Aunque se
sabe que en muy escasas ocasiones una fecha, un día o una hora son definitivos
en la vida de un pueblo o de una sociedad, sin embargo sí que nos son
necesarios estos datos como puntos de referencia para entendernos cuando nos
ocupamos de la historia y saber de lo que estamos hablando.
Que el
Imperio Romano estaba al límite de su existencia se sabía sobradamente desde
que los diferentes pueblos nórdicos y germánicos (que los romanos llamaban
bárbaros es decir extranjeros) se enseñoreaban de su fuerza y habían tomado
prácticamente la mayor parte de su territorio. Y especialmente desde que el
visigodo Alarico, en el año 410, había asaltado y saqueado nada menos que Roma.
Hacía unos
pocos años desde que el emperador Teodosio había dividido el imperio en dos
partes, asignándole cada una a uno de sus hijos: el Occidente con capital en
Roma y el Oriente, que luego se llamaría Imperio Bizantino, con capital en Constantinopla (hoy Estambul),
y los diferentes pueblos godos eran una amenaza permanente para la parte
occidental porque iban adueñándose de regiones y demarcaciones, desmembrando
cada vez más el propio imperio.
Así las
cosas, tras haber superado la invasión de Atila, en el año 475 fue nombrado
emperador (en realidad elegido por su padre, un noble romano) Rómulo Augústulo
pero ese era ya un título del todo devaluado.
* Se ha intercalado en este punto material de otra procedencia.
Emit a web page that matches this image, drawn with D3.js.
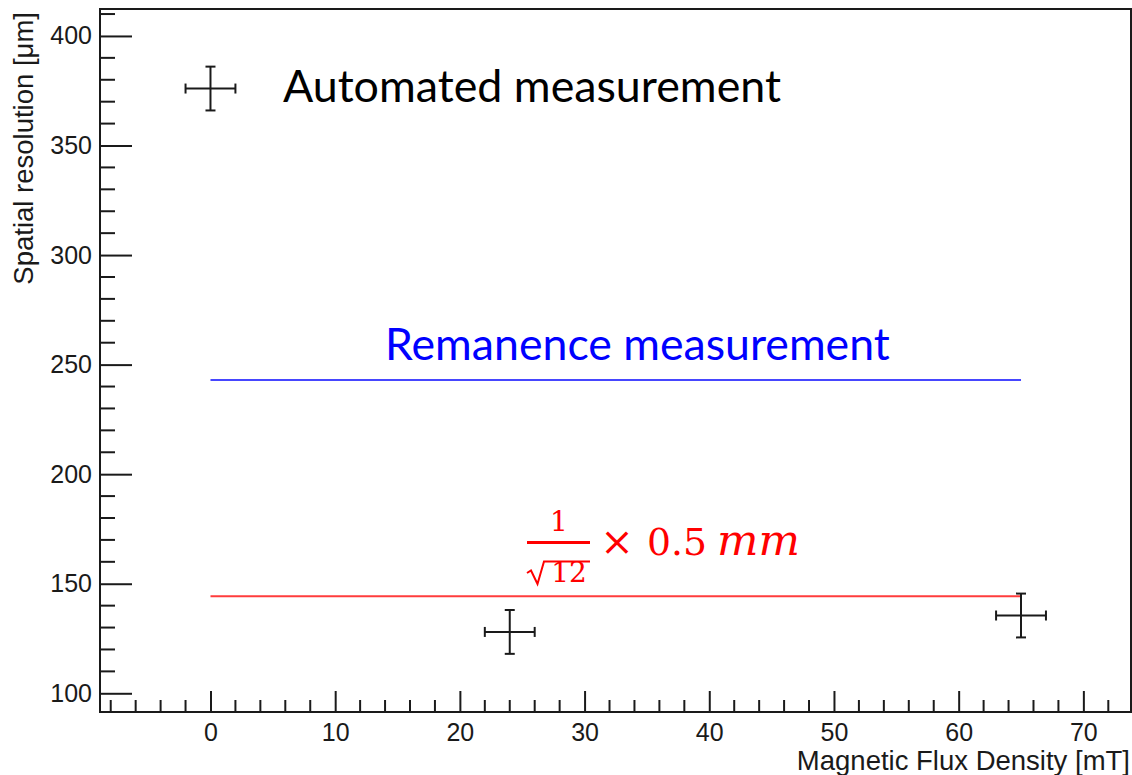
<!DOCTYPE html>
<html>
<head>
<meta charset="utf-8">
<script src="https://cdn.jsdelivr.net/npm/d3@7"></script>
<style>
  html, body { margin: 0; padding: 0; background: #fff; }
  svg { display: block; }
</style>
</head>
<body>
<script>
// measurements (x in mT, y in um)
var fluxValues = [0, 24, 65];
var resolutionValues = [376, 128, 135.5];
var fluxErrors = [2, 2, 2];
var resolutionErrors = [10, 10, 10];

// reference levels
var remanenceLevel = 243;
var pitchLevel = 500 / Math.sqrt(12); // 1/sqrt(12) x 0.5 mm
var levelRange = [0, 65];

var xTickValues = [0, 10, 20, 30, 40, 50, 60, 70];
var yTickValues = [100, 150, 200, 250, 300, 350, 400];

function init(){
	var w = 1132;
	var h = 775;
	var left = 100, right = 1131, top = 9, bottom = 712;

	var svg = d3.select("body")
		.append("svg")
		.attr("width", w)
		.attr("height", h);

	var xScale = d3.scaleLinear()
		.domain([-8.86, 73.82])
		.range([left, right]);

	var yScale = d3.scaleLinear()
		.domain([91.46, 412.3])
		.range([bottom, top]);

	var axisFont = "'Liberation Sans', Arial, Helvetica, sans-serif";
	var ink = "#1a1a1a";

	// y axis ticks (inside the frame)
	var yMinor = d3.range(100, 411, 10).filter(function(v){ return v % 50 !== 0; });
	svg.append("g")
		.selectAll("line")
		.data(yMinor)
		.enter()
		.append("line")
		.attr("x1", left).attr("x2", left + 15)
		.attr("y1", function(d){ return yScale(d); })
		.attr("y2", function(d){ return yScale(d); })
		.attr("stroke", ink).attr("stroke-width", 2);

	var yAxis = d3.axisLeft(yScale)
		.tickValues(yTickValues)
		.tickSize(-32)
		.tickPadding(40)
		.tickFormat(d3.format("d"));

	var gy = svg.append("g")
		.attr("transform", "translate(" + left + ",0)")
		.call(yAxis);
	gy.select(".domain").remove();
	gy.selectAll("line").attr("stroke", ink).attr("stroke-width", 2);
	gy.selectAll("text")
		.attr("x", -8)
		.attr("fill", ink)
		.style("font-family", axisFont)
		.style("font-size", "25px");

	// x axis ticks (inside the frame)
	var xMinor = d3.range(-8, 74, 2).filter(function(v){ return v % 10 !== 0; });
	svg.append("g")
		.selectAll("line")
		.data(xMinor)
		.enter()
		.append("line")
		.attr("x1", function(d){ return xScale(d); })
		.attr("x2", function(d){ return xScale(d); })
		.attr("y1", bottom).attr("y2", bottom - 12)
		.attr("stroke", ink).attr("stroke-width", 2);

	var xAxis = d3.axisBottom(xScale)
		.tickValues(xTickValues)
		.tickSize(-21)
		.tickPadding(30)
		.tickFormat(d3.format("d"));

	var gx = svg.append("g")
		.attr("transform", "translate(0," + bottom + ")")
		.call(xAxis);
	gx.select(".domain").remove();
	gx.selectAll("line").attr("stroke", ink).attr("stroke-width", 2);
	gx.selectAll("text")
		.attr("y", 11)
		.attr("fill", ink)
		.style("font-family", axisFont)
		.style("font-size", "25px");

	// frame
	svg.append("rect")
		.attr("x", left).attr("y", top)
		.attr("width", right - left).attr("height", bottom - top)
		.attr("fill", "none")
		.attr("stroke", ink)
		.attr("stroke-width", 2);

	// axis titles
	svg.append("text")
		.attr("x", 1130)
		.attr("y", 770)
		.attr("text-anchor", "end")
		.attr("fill", ink)
		.style("font-family", axisFont)
		.style("font-size", "27.5px")
		.text("Magnetic Flux Density [mT]");

	svg.append("text")
		.attr("transform", "translate(33,12) rotate(-90)")
		.attr("text-anchor", "end")
		.attr("fill", ink)
		.style("font-family", axisFont)
		.style("font-size", "27.5px")
		.text("Spatial resolution [\u03bcm]");

	// reference lines
	svg.append("line")
		.attr("x1", xScale(levelRange[0])).attr("x2", xScale(levelRange[1]))
		.attr("y1", yScale(remanenceLevel)).attr("y2", yScale(remanenceLevel))
		.attr("stroke", "#4646ff")
		.attr("stroke-width", 2);

	svg.append("line")
		.attr("x1", xScale(levelRange[0])).attr("x2", xScale(levelRange[1]))
		.attr("y1", yScale(pitchLevel)).attr("y2", yScale(pitchLevel))
		.attr("stroke", "#ff3c3c")
		.attr("stroke-width", 2);

	// data points with error bars
	var points = fluxValues.map(function(x, i){
		return {x: x, y: resolutionValues[i], ex: fluxErrors[i], ey: resolutionErrors[i]};
	});

	var pg = svg.append("g")
		.selectAll("g")
		.data(points)
		.enter()
		.append("g")
		.attr("stroke", ink)
		.attr("stroke-width", 2);

	pg.append("line")
		.attr("x1", function(d){ return xScale(d.x - d.ex); })
		.attr("x2", function(d){ return xScale(d.x + d.ex); })
		.attr("y1", function(d){ return yScale(d.y); })
		.attr("y2", function(d){ return yScale(d.y); });
	pg.append("line")
		.attr("x1", function(d){ return xScale(d.x); })
		.attr("x2", function(d){ return xScale(d.x); })
		.attr("y1", function(d){ return yScale(d.y - d.ey); })
		.attr("y2", function(d){ return yScale(d.y + d.ey); });
	// caps
	[-1, 1].forEach(function(s){
		pg.append("line")
			.attr("x1", function(d){ return xScale(d.x + s * d.ex); })
			.attr("x2", function(d){ return xScale(d.x + s * d.ex); })
			.attr("y1", function(d){ return yScale(d.y) - 5; })
			.attr("y2", function(d){ return yScale(d.y) + 5; });
		pg.append("line")
			.attr("x1", function(d){ return xScale(d.x) - 5; })
			.attr("x2", function(d){ return xScale(d.x) + 5; })
			.attr("y1", function(d){ return yScale(d.y + s * d.ey); })
			.attr("y2", function(d){ return yScale(d.y + s * d.ey); });
	});

	// annotations
	var noteFont = "Lato, 'Open Sans', sans-serif";
	function fitWidth(sel, target){
		var len = sel.node().getComputedTextLength();
		var fs = parseFloat(sel.style("font-size"));
		sel.style("font-size", (fs * target / len) + "px");
	}

	var auto = svg.append("text")
		.attr("x", 283).attr("y", 102)
		.attr("fill", "#000")
		.style("font-family", noteFont)
		.style("font-size", "44px")
		.text("Automated measurement");
	fitWidth(auto, 498);

	var rem = svg.append("text")
		.attr("x", 385).attr("y", 360)
		.attr("fill", "#0000ff")
		.style("font-family", noteFont)
		.style("font-size", "44px")
		.text("Remanence measurement");
	fitWidth(rem, 505);

	// 1/sqrt(12) x 0.5 mm
	var mathFont = "'DejaVu Serif', 'Liberation Serif', serif";
	var red = "#ff0000";
	var f = svg.append("g").attr("fill", red).style("font-family", mathFont);
	f.append("text").attr("x", 559).attr("y", 531).attr("text-anchor", "middle")
		.style("font-size", "28px").text("1");
	f.append("rect").attr("x", 527).attr("y", 541).attr("width", 63).attr("height", 3);
	f.append("path")
		.attr("d", "M527,573 L531,570.5 L537.5,584 L544,561.5 L590,561.5")
		.attr("fill", "none")
		.attr("stroke", red)
		.attr("stroke-width", 2)
		.attr("stroke-linejoin", "miter");
	f.append("text").attr("x", 569).attr("y", 582).attr("text-anchor", "middle")
		.style("font-size", "28px").text("12");
	f.append("text").attr("x", 617).attr("y", 555).attr("text-anchor", "middle")
		.style("font-size", "40px").text("\u00d7");
	var half = f.append("text").attr("x", 647).attr("y", 555)
		.style("font-size", "42px").text("0.5");
	fitWidth(half, 60);
	var mm = f.append("text").attr("x", 717).attr("y", 555)
		.style("font-size", "42px").style("font-style", "italic").text("mm");
	fitWidth(mm, 83);
}

window.onload = init;
</script>
</body>
</html>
Tan es así que Odoacro, rey de
los hérulos, uno de los muchos pueblos germánicos que ya habían invadido el
imperio hacía un par de siglos y que provenían de Escandinavia, le depuso de su
cargo y decidió enviar las insignias del Imperio al emperador de Oriente Zenón,
declarando que en adelante gobernaría Italia como un lugarteniente suyo.
Convencionalmente
se entiende que en ese momento termina, con el Imperio Romano de Occidente, la que
llamamos Edad Antigua y empieza la Edad Media, a la que se le da la duración de
diez siglos, justamente hasta el momento en el que los turcos toman
Constantinopla y acaban con el Imperio de Oriente.